In recent years, some relationship experts have opined that ever-present technology is driving a growing wedge between more couples, in some instances playing a role in separation and divorce. But that’s not the only way advancing tech affects divorce. The digital trail left by those engrossed in ubiquitous electronic devices behind is a factor in a growing number of divorce cases.
Experienced New Jersey divorce lawyers know that courts continue to wrestle with how to balance privacy interests with the value of relevant information stored in these devices and on social media platforms.

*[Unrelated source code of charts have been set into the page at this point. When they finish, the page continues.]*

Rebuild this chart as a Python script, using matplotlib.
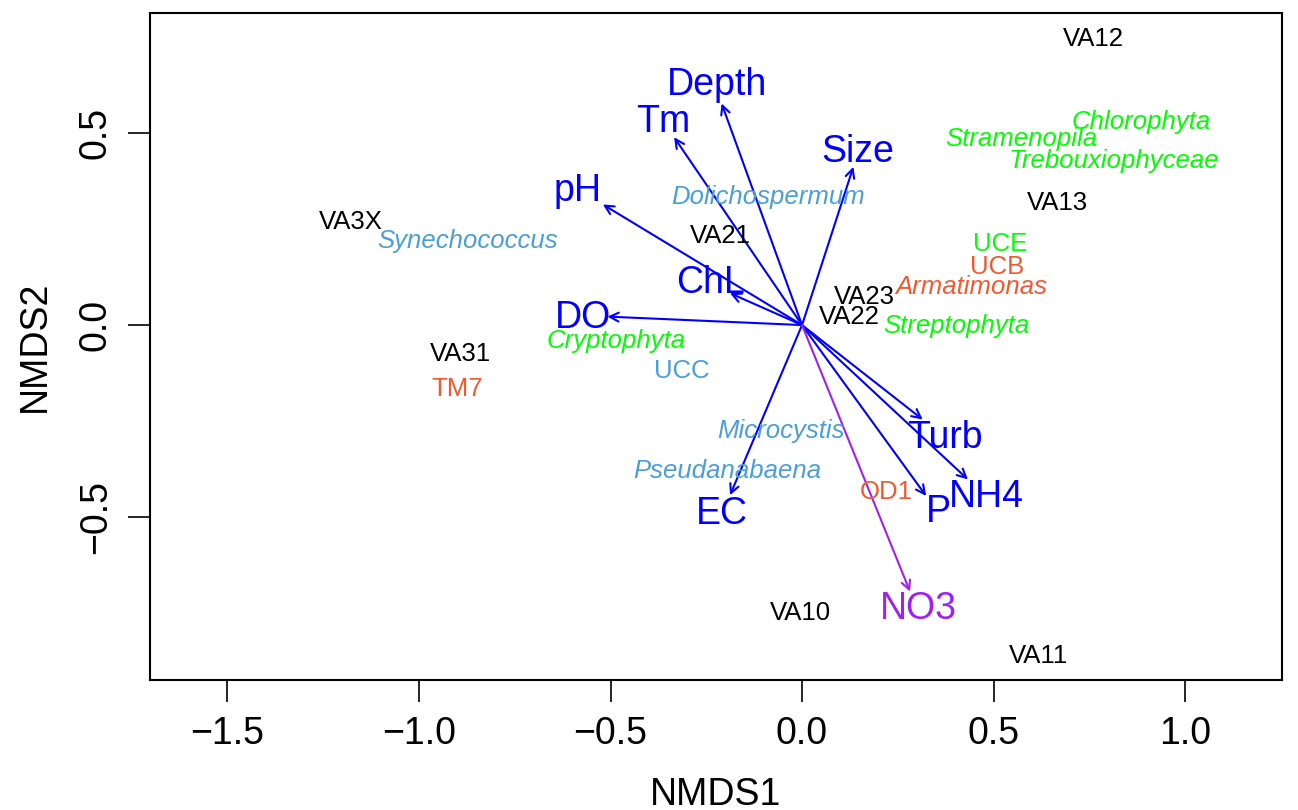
import matplotlib
matplotlib.use("Agg")
import matplotlib.pyplot as plt

plt.rcParams["font.family"] = ["Liberation Sans", "DejaVu Sans"]

# environmental vectors (arrow tip) and label positions
ENV = ["Depth", "Tm", "Size", "pH", "ChL", "DO", "EC", "Turb", "NH4", "P", "NO3"]
ENV_X = [-0.210, -0.334, 0.134, -0.520, -0.188, -0.508, -0.188, 0.315, 0.433, 0.324, 0.282]
ENV_Y = [0.577, 0.489, 0.412, 0.314, 0.083, 0.022, -0.443, -0.246, -0.402, -0.445, -0.694]
ENV_LX = [-0.222, -0.363, 0.146, -0.585, -0.240, -0.572, -0.209, 0.373, 0.480, 0.355, 0.303]
ENV_LY = [0.625, 0.529, 0.451, 0.349, 0.109, 0.018, -0.492, -0.294, -0.448, -0.487, -0.740]
ENV_COL = ["blue"] * 10 + ["#A020F0"]

# sites
SITES = ["VA12", "VA13", "VA3X", "VA21", "VA23", "VA22", "VA31", "VA10", "VA11"]
SITE_X = [0.760, 0.668, -1.178, -0.214, 0.164, 0.123, -0.893, -0.003, 0.616]
SITE_Y = [0.745, 0.318, 0.268, 0.232, 0.073, 0.021, -0.076, -0.750, -0.862]

# taxa
TAXA = ["Chlorophyta", "Stramenopila", "Trebouxiophyceae", "UCE", "UCB", "Armatimonas",
        "Streptophyta", "Dolichospermum", "Synechococcus", "Cryptophyta", "UCC", "TM7",
        "Microcystis", "Pseudanabaena", "OD1"]
TAXA_X = [0.885, 0.572, 0.815, 0.517, 0.509, 0.441, 0.402, -0.089, -0.872, -0.486,
          -0.313, -0.901, -0.055, -0.196, 0.219]
TAXA_Y = [0.529, 0.484, 0.427, 0.211, 0.151, 0.099, -0.003, 0.333, 0.219, -0.042,
          -0.120, -0.167, -0.276, -0.380, -0.435]
GREEN, ORANGE, LBLUE = "#00FF00", "#F05A30", "#4A9FD8"
TAXA_COL = [GREEN, GREEN, GREEN, GREEN, ORANGE, ORANGE, GREEN, LBLUE, LBLUE, GREEN,
            LBLUE, ORANGE, LBLUE, LBLUE, ORANGE]
TAXA_ITALIC = [True, True, True, False, False, True, True, True, True, True,
               False, False, True, True, False]


def main():
    fig = plt.figure(figsize=(12.98, 8.10), dpi=100)
    ax = fig.add_axes([0.1156, 0.1605, 0.8721, 0.8235])
    ax.set_xlim(-1.702, 1.253)
    ax.set_ylim(-0.924, 0.8125)

    for x, y, lx, ly, lab, c in zip(ENV_X, ENV_Y, ENV_LX, ENV_LY, ENV, ENV_COL):
        ax.annotate("", xy=(x, y), xytext=(0, 0),
                    arrowprops=dict(arrowstyle="->", color=c, lw=1.5,
                                    mutation_scale=16, shrinkA=0, shrinkB=0))
        ax.text(lx, ly, lab, color=c, fontsize=27, ha="center", va="center")

    for x, y, lab in zip(SITE_X, SITE_Y, SITES):
        ax.text(x, y, lab, color="black", fontsize=18.5, ha="center", va="center")

    for x, y, lab, c, it in zip(TAXA_X, TAXA_Y, TAXA, TAXA_COL, TAXA_ITALIC):
        ax.text(x, y, lab, color=c, fontsize=18.5, ha="center", va="center",
                style="italic" if it else "normal")

    ax.set_xticks([-1.5, -1.0, -0.5, 0.0, 0.5, 1.0])
    ax.set_xticklabels(["\u22121.5", "\u22121.0", "\u22120.5", "0.0", "0.5", "1.0"])
    ax.set_yticks([-0.5, 0.0, 0.5])
    ax.set_yticklabels(["\u22120.5", "0.0", "0.5"], rotation=90, va="center")
    ax.tick_params(labelsize=27, length=16, width=1.2, pad=10)
    for s in ax.spines.values():
        s.set_linewidth(1.5)
    ax.set_xlabel("NMDS1", fontsize=27, labelpad=18)
    ax.set_ylabel("NMDS2", fontsize=27, labelpad=18)

    fig.savefig("out.png", dpi=100)
    plt.close(fig)


if __name__ == "__main__":
    main()
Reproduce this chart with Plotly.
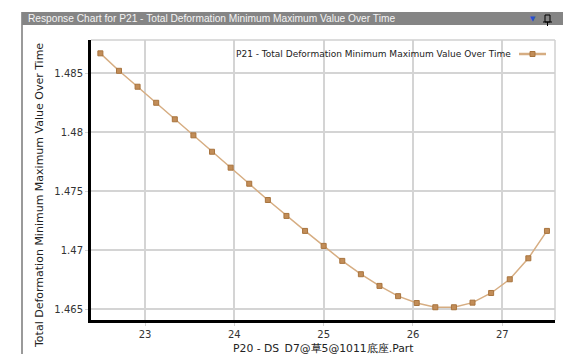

On one hand, better tech can mean a smoother divorce process in some respects. Financial records one may have spent weeks or months chasing down before are now easily obtained and often stored in a single desktop folder or Excel sheet. Communications that were once solely a matter of he-said-she-said are now neatly preserved in text or email form. These systems also allow people to be more organized and prepared, which helps cut down not only on time but legal expenses.
Conversely though, some of these platforms make it so easy to fire off the first thought that comes to mind and get instant gratification for it. That’s a perilous prospect for someone on emotional rollercoaster, especially if they’re about to have every aspect of their finances, lifestyle, parenting style and personal life heavily scrutinized by a family law judge in a divorce case.
“It has changed the way we do business”
As noted in a survey by the American Academy of Matrimonial Lawyers, social media, text messaging, emails and other electronic tools are used by divorce lawyers with increasing regularity. Facebook is one of the top sources of social media evidence in divorce cases, used by 66 percent of lawyers surveyed. Instagram, Twitter and Snapchat are others. Text messages and emails are also frequently presented as evidence.
One divorce attorney commented to The New York Times, “It has changed the way we do business… Before, we would hire private investigators, have opposing spouses followed, try to interview acquaintances and friends. We would strive forever to get evidence, and now people can’t wait to post on Facebook who they are out drinking with. We come along and scoop that up.”
Bar associations have even conducted workshops for divorce lawyers, teaching them how to navigate these issues.
That’s why our Middlesex County divorce attorneys urge our clients to exercise great caution and discretion when sharing any information on digital platforms when preparing for or during divorce. Most courts will allow social media posts as evidence allowed in court so long as it is relevant and authentic and wasn’t obtained unlawfully. If there is good reason to believe private social media content will be relevant and not obtainable in another way, courts will sometimes even issue a subpoena for production it.
How Social Media Evidence Can Be Used For and Against You in Divorce
New Jersey became a no-fault divorce state in 2007. Couples can cite irreconcilable differences without having to be specific, so it’s not necessary to unearth evidence of your soon-to-be-ex’s wrongdoing in order to go your separate ways.
That said, sometimes such evidence can prove useful, whether you’re filing for divorce on no-fault or fault grounds, as outlined in N.J. Stat. § 2A:34-2.
Social media posts can be used to show almost anything.
- If a spouse has been having an affair, social media evidence may be used to prove fault grounds or to show that marital assets or property were diverted in furtherance of that relationship. That can mean the other spouse will get a greater share when it comes time to equitably distribute assets or determine alimony.
- It might be used as proof that a spouse violated the terms of a prenuptial agreement. With no-fault divorce, most New Jersey family law judges won’t sanction a person strictly for unfaithfulness, but an infidelity clause in a prenuptial agreement might.
- Social media posts can be used to reveal a spouse to be in possession of property they had not disclosed at the outset of the divorce case.
- Images or videos depicting drug use, alcohol abuse or addiction can play a factor in a divorce case on several fronts.
- Photographs or exchanges that show inappropriate or harmful activity around or involving children can come into play during a custody battle.
The ubiquity of social media means the possibilities for the kinds of evidence that could be collected are endless. Understanding how it might affect your divorce case and exercising caution about what you post is critical to obtaining favorable results in court.